In arguing that we should read Rousseau conception of the subject as an attempt to reconcile Descartes and Locke, I am also attempting to offer an antidote to a number of interpretations which rest on the view that Rousseau was a radical empiricist, or even a materialist.2 This position is typically argued by political theorists who have been influenced by the writings of Leo Strauss. Regarding Rousseau as a radical empiricist enables them to portray his moral theory as a strategy for managing the passions in order to bring about moral and civic virtue. For the Straussians, it is virtue, rather than freedom, which is the central moral value in Rousseau’s writings. A being whose consciousness is wholly dominated by sensation is one whose actions are determined by emotive or passionate responses to those sensations. Consequently, it becomes possible to regulate human behaviour by means of controlling human passions.3 As a radical empiricist, Rousseau can be accommodated to the Straussian view of politics as an activity directed at imposing order upon the unruly and anti-civil passions of the masses. If my reading of Rousseau is correct, this places too much emphasis to the role of the passions in Rousseau’s moral psychology. In doing so it fails to account for the interdependence of passion and reason in Rousseau’s conception of moral freedom, and because of this leaves us with a false opposition between freedom and virtue in Rousseau’s thought. I want to argue that for Rousseau, freedom and virtue are synonymous: that it is impossible in the context of his moral theory to conceive of one without the other. They represent for him the fullest realization of our natural potential as subjects. As a consequence, his prescriptions for reversing the moral and political decay he saw around him were aimed at creating the social conditions under which human potential could be maximized.
It will be evident then, that I think Rousseau’s conception of the subject has important implications for his moral theory. My discussion of these implications attempts to show why Rousseau conceived the opposition between nature and culture as the fundamental problem of civil society. It then attempts to demonstrate why he conceived moral freedom as the solution to this problem, and finally to discuss what I take to be the problems inherent in the solution he proposes. These problems are by no means negligible. In viewing the subject as something defined by its innate potential for freedom, but which nevertheless acquires the constituent features of its consciousness from its social experience, Rousseau left himself the task of explaining how that innate potential could be realized within a social milieu that was both its condition and what made it impossible. This was certainly no small task. My claim is that his solution to the paradox is a conception of moral freedom conceived as self-legislating autonomy, in which reason, natural passion, and free will are said to be fully integrated into the motivational structure of the subject’s moral psychology. This conception of freedom is not without difficulties, as we shall see, but I want to claim that it sheds important light on the problem of how we should think about the relation between our notions of what it means to be a subject, and the possibility of freedom.
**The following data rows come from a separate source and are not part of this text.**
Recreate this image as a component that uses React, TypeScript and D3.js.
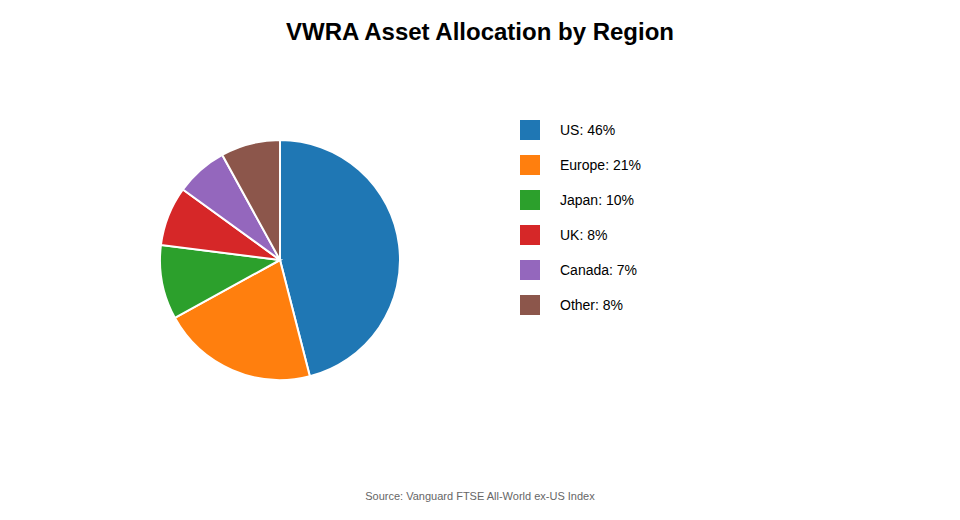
import React from "react"
import * as d3 from "d3"

const regions = ["US", "Europe", "Japan", "UK", "Canada", "Other"]
const shares = [46, 21, 10, 8, 7, 8]
const colors = ["#1f77b4", "#ff7f0e", "#2ca02c", "#d62728", "#9467bd", "#8c564b"]

const WIDTH = 960
const HEIGHT = 520
const FONT = "'Liberation Sans', Arial, Helvetica, sans-serif"

export default function App() {
  const data = regions.map((r, i) => ({ region: r, value: shares[i] }))

  const pie = d3
    .pie<{ region: string; value: number }>()
    .sort(null)
    .value((d) => d.value)
  const arc = d3
    .arc<d3.PieArcDatum<{ region: string; value: number }>>()
    .innerRadius(0)
    .outerRadius(120)

  const arcs = pie(data)

  const legendY = d3
    .scaleBand()
    .domain(regions)
    .range([120, 120 + 35 * regions.length])

  return (
    <svg
      width={WIDTH}
      height={HEIGHT}
      style={{ position: "absolute", left: 0, top: 0, display: "block", background: "#fff" }}
      fontFamily={FONT}
    >
      <text x={WIDTH / 2} y={40} textAnchor="middle" fontSize={24} fontWeight="bold" fill="#000">
        VWRA Asset Allocation by Region
      </text>

      <g transform="translate(280,260)">
        {arcs.map((a, i) => (
          <path key={regions[i]} d={arc(a) ?? ""} fill={colors[i]} stroke="#fff" strokeWidth={2} />
        ))}
      </g>

      <g>
        {data.map((d, i) => (
          <g key={d.region} transform={`translate(520,${legendY(d.region) ?? 0})`}>
            <rect width={20} height={20} fill={colors[i]} />
            <text x={40} y={10} dy="0.35em" fontSize={14} fill="#000">
              {`${d.region}: ${d.value}%`}
            </text>
          </g>
        ))}
      </g>

      <text x={WIDTH / 2} y={500} textAnchor="middle" fontSize={11} fill="#666">
        Source: Vanguard FTSE All-World ex-US Index
      </text>
    </svg>
  )
}
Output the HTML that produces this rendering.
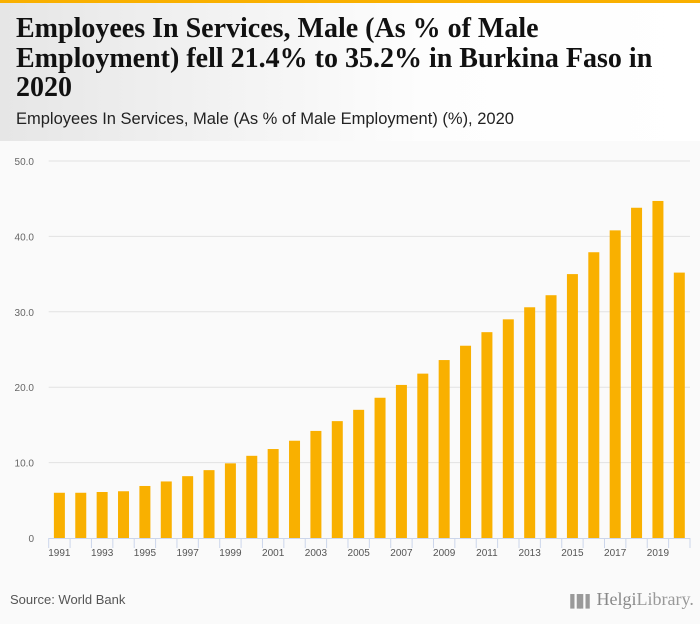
<!DOCTYPE html>
<html><head><meta charset="utf-8"><style>
body{margin:0;width:700px;height:624px;background:#fafafa;font-family:"Liberation Sans",sans-serif;overflow:hidden;position:relative}
#topbar{position:absolute;left:0;top:0;width:700px;height:3px;background:#f9b000}
#header{position:absolute;left:0;top:3px;width:700px;height:138px;background:linear-gradient(90deg,#e6e6e6,#fdfdfd 60%,#fff)}
#title{position:absolute;left:16px;top:14px;width:655px;font-family:"Liberation Serif",serif;font-weight:bold;font-size:28px;line-height:29.5px;color:#111}
#subtitle{position:absolute;left:16px;top:110px;font-size:16.5px;color:#222}
#source{position:absolute;left:10px;top:592px;font-size:13px;color:#555}
#logo{position:absolute;left:566px;top:589px;font-family:"Liberation Serif",serif;font-size:18px;color:#999;white-space:nowrap}
</style></head><body>
<div id="topbar"></div>
<div id="header"></div>
<div id="title">Employees In Services, Male (As % of Male Employment) fell 21.4% to 35.2% in Burkina Faso in 2020</div>
<div id="subtitle">Employees In Services, Male (As % of Male Employment) (%), 2020</div>
<svg id="chart" width="700" height="624" style="position:absolute;left:0;top:0"></svg>
<div id="source">Source: World Bank</div>
<div id="logo"><span style="font-size:12px;letter-spacing:-2px">▐▐▌▌</span> <span style="color:#888">Helgi</span>Library.</div>
<script>
const years=[1991,1992,1993,1994,1995,1996,1997,1998,1999,2000,2001,2002,2003,2004,2005,2006,2007,2008,2009,2010,2011,2012,2013,2014,2015,2016,2017,2018,2019,2020];
const values=[6.0,6.0,6.1,6.2,6.9,7.5,8.2,9.0,9.9,10.9,11.8,12.9,14.2,15.5,17.0,18.6,20.3,21.8,23.6,25.5,27.3,29.0,30.6,32.2,35.0,37.9,40.8,43.8,44.7,35.2];
const yTicks=[0,10,20,30,40,50];
const yTickLabels=["0","10.0","20.0","30.0","40.0","50.0"];
const svg=document.getElementById('chart');
const NS='http://www.w3.org/2000/svg';
const x0=48.7,x1=690,y0=538,yTop=161,yMax=50;
const step=(x1-x0)/years.length;
const X=i=>x0+step*(i+0.5);
const Y=v=>y0-(v/yMax)*(y0-yTop);
function mk(t,a){const e=document.createElementNS(NS,t);for(const k in a)e.setAttribute(k,a[k]);svg.appendChild(e);return e;}
yTicks.forEach((t,i)=>{
  if(t>0){const g=mk('line',{x1:x0,x2:x1,y1:Y(t),y2:Y(t),stroke:'#e2e2e2','stroke-width':1});
  
  }
  const l=mk('text',{x:34,y:Y(t)+4,'text-anchor':'end','font-size':10,fill:'#666','font-family':'Liberation Sans, sans-serif'});
  l.textContent=yTickLabels[i];
  
  
});
values.forEach((v,i)=>{
  const w=11;
  const r=mk('rect',{x:X(i)-w/2,y:Y(v),width:w,height:y0-Y(v),fill:'#f9b000'});
  
  
});
const ax=mk('line',{x1:x0,x2:x1,y1:y0+0.5,y2:y0+0.5,stroke:'#ccd6eb','stroke-width':1});


for(let i=0;i<=years.length;i++){
  const t=mk('line',{x1:x0+step*i,x2:x0+step*i,y1:y0,y2:y0+10,stroke:'#ccd6eb','stroke-width':1});
  
  
}
years.forEach((yr,i)=>{
  if(i%2)return;
  const l=mk('text',{x:X(i),y:y0+18,'text-anchor':'middle','font-size':10,fill:'#555','font-family':'Liberation Sans, sans-serif'});
  l.textContent=yr;
  
  
});
</script>
</body></html>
No work of this nature and length could be written without the generous support of both friends and institutions. I owe my greatest debt of thanks to Maurice Cranston, for asking me to submit this work to Garland’s series on political theory and philosophy. I would also like to thank John Charvet for his unfailingly acute criticism and advice, and George Feaver and Bill Buxton for their intelligence and their friendship. I am also grateful to the University of Winnipeg for its support.

Endnotes

1.ā€ƒErnst Cassirer, The Question of Jean-Jacques Rousseau, Peter Gay trans., (Bloomington: Indiana University Press, 1976).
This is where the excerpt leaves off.